Anyway, what's significant here is that while the press is the first to recognize the changes that accompany generations as they age, advertisers lag behind. For the past 10+ years, I've been visiting with advertisers on behalf of our Alternative and Active Rock clients, attempting to get them to recognize the fact that GenX has value, is married (60%), has children (50%), owns homes (55%), and are well worth targeting. Of course, they look a bit different (body art), listen to different music, and are motivated by different advertising methods. Thus, advertisers tend to shy away from them. It's too hard to change, at least when it comes to buying radio.

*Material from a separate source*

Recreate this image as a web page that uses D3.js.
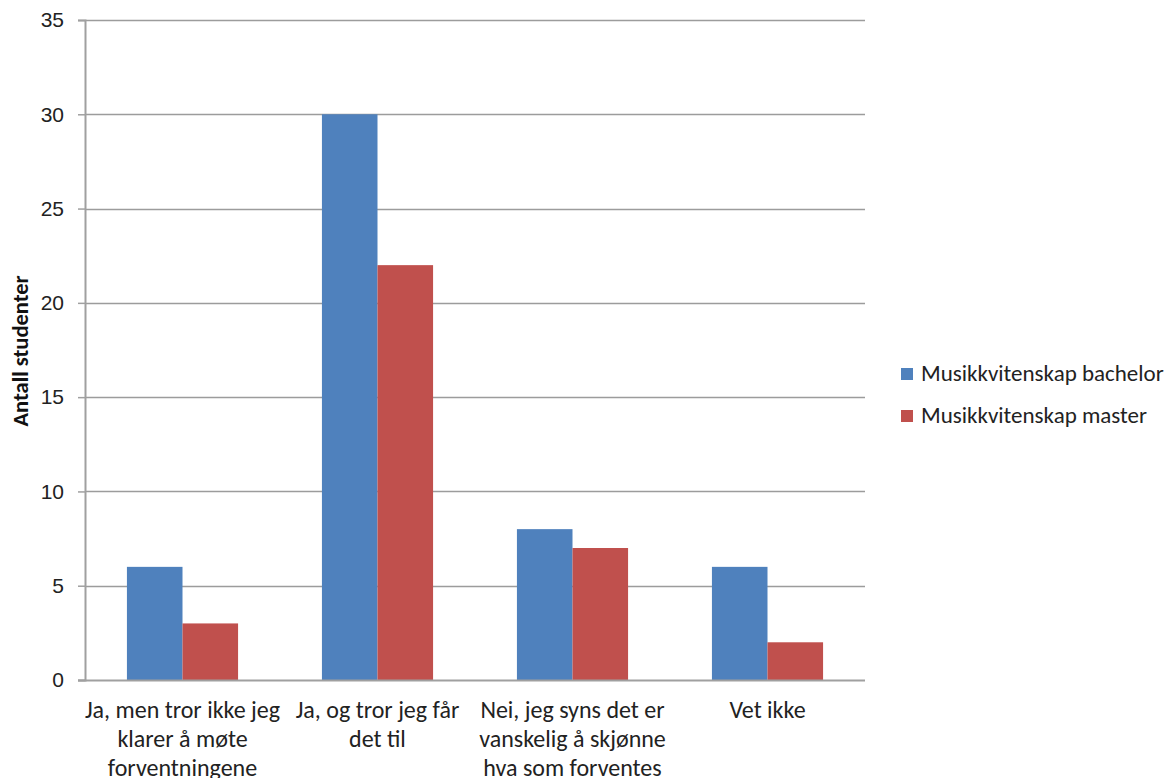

It's a great pitch, and when I'm done, we are usually able to alter the thinking of several clients. Logic and reason occasionally work in advertising sales. Of course, the rest of the clients go back to their agencies, climb back into their shells, and return to the same, myopic media buying tactics of the past. Youth-targeted radio stations are fighting for a disproportionatly small percentage of revenue, and as a result, face significant financial hurdles, and as we saw earlier this year with high-profile Alternative stations, many disappear.
I can see the same thing happening now to radio formats that target aging baby boomers. It's unbelievable to me that advertisers who've been targeting boomers for decades suddently abandon them as their customers move past 50, on the false assumption that they don't try new products (among other things). This is patently ridiculous. As baby boomers move past 50, their kids leave the nest, and their disposable income rises significantly. 39% of America is over 50. Yet the 50+ markets buy half of all new automobiles. And advertisers are abondoning them?
The predictable result is that radio formats that target the 50+ market are rare, and under the same type of financial pressure as youth-based formats. Oldies formats are becoming Jack. We're beginning to hear questions from Classic Rock clients about what's going to happen to them as their audience ages. And of course, when was the last time you heard of a substantial new format targeting 50+?
We've written before in this space that radio is in danger of violating the definition of being a "mass market" medium by abandoning youth, and now abandoning aging boomers. Yet, there are significant advertising dollars that target youth (and I believe, will soon target aging boomers). The problem is that as radio has abandoned youth formats, the money has moved elsewhere. Just turn on MTV, pick up a Teen People, or watch "The OC."
What's scary is that we're not abandoning these audiences because of lack of listener interest. We're doing this because we can't sell them. Sad indeed.